The narrator and POV character is the autistic woman, and I have tried to make her much as I would have been without what I sometimes call the gift of Seshat (the combinations of gifts and curses that make up hyperlexia and hypergraphia).  Like an alternate universe version of me – but not so much like me that she isn’t her own person.  But enough like me that I can comfortably write from inside her, and know that she is an authentic type of autistic person, not the usual mishmash you get when people write about types of autism they have no clue about.  Many people don’t realize that there’s only a hair’s breadth between someone like me and someone like her, only the slightest difference in fate could have meant that I was her, or that she was me.  At least in terms of autistic traits (and however pervasive autism is, there’s always more to an autistic person than their autism).

She has the same relationship to the redwoods that I do, as well, and a large part of the book is taken up with that relationship, which I take just as seriously as her relationship with her sister.

The book is about relationships and characters and setting and, to some extent, being a sensing person in a very non-sensing world – perception and cognition.  It’s not so much about plot or conflict, although if plot and conflict happen, which I’m sure they will, that’s not a problem.  There’s no antagonist that I’m aware of.  I anticipate possibly a nonlinear structure to the book, because that’s how I think, and I think she will think even more that way than I do.

One theme throughout the book is the artism that runs in the family.  The father’s job with the antique store involves driving his pickup around and getting stuff for the shop.  But he always ends up picking up stuff for his rather eccentric sculpting habit, too.  The mother is a painter who paints fairly conventional amateur-painter stuff, but really makes it come alive.  Martha, the sister, is a poet and writer, as well as doing line drawings and various fiber arts.  And Voicy (my working name for the main character) arranges objects, mostly stuff she finds in the forest but also stuff she grabs from the store or the pickup when people aren’t looking.  But nobody but Martha really recognizes Voicy’s art as art, or as communication for that matter. And people get far more pissed about her stealing stuff from the store than they do when her dad does it.

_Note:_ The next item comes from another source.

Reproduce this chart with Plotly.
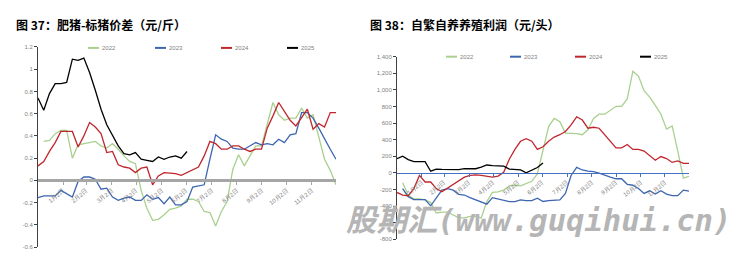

Anyway the two main relationships in the book are between Voicy and Martha, and Voicy and the redwood forest.  Voicy and Martha are in the same boat in a lot of ways, they’re both severely disabled and both being taken care of by their parents without a lot of choice in the matter, and have mixed feelings about that.  The idea of them living in the back of an antique shop comes from an actual antique shop I visited where an elderly woman was taking care of her 30-something or 40-something disabled son without outside assistance.  That popped into my head when I was wondering where, exactly, in the redwoods I would have them living.

Anyway the story itself is going to unfold the way the characters want it to unfold.  And I’m not going to be posting it as I write it or anything, because I want to reserve the right to change things, and because I don’t want to do all my writing in front of an audience.  I just really hope the book works out at all.  For some reason, I’ve never had this feeling before, but I’ve got a feeling it really could work out, and could serve to convey a lot of things about how I and others experience the world that wouldn’t work in nonfiction.  It will be interesting having the narrator be someone who can’t speak, read, or write.  Just in terms of writing the thing.  I assume I’ll have to treat it as a translation of her thoughts.

Notes:
  1. doomwings said: This sounds amazing! I would love to read it once you finish if you ever are willing to share.
  2. p-i-x-i said: This sounds like a really interesting story and a very good idea! I hope you can write it and that it feels good for you!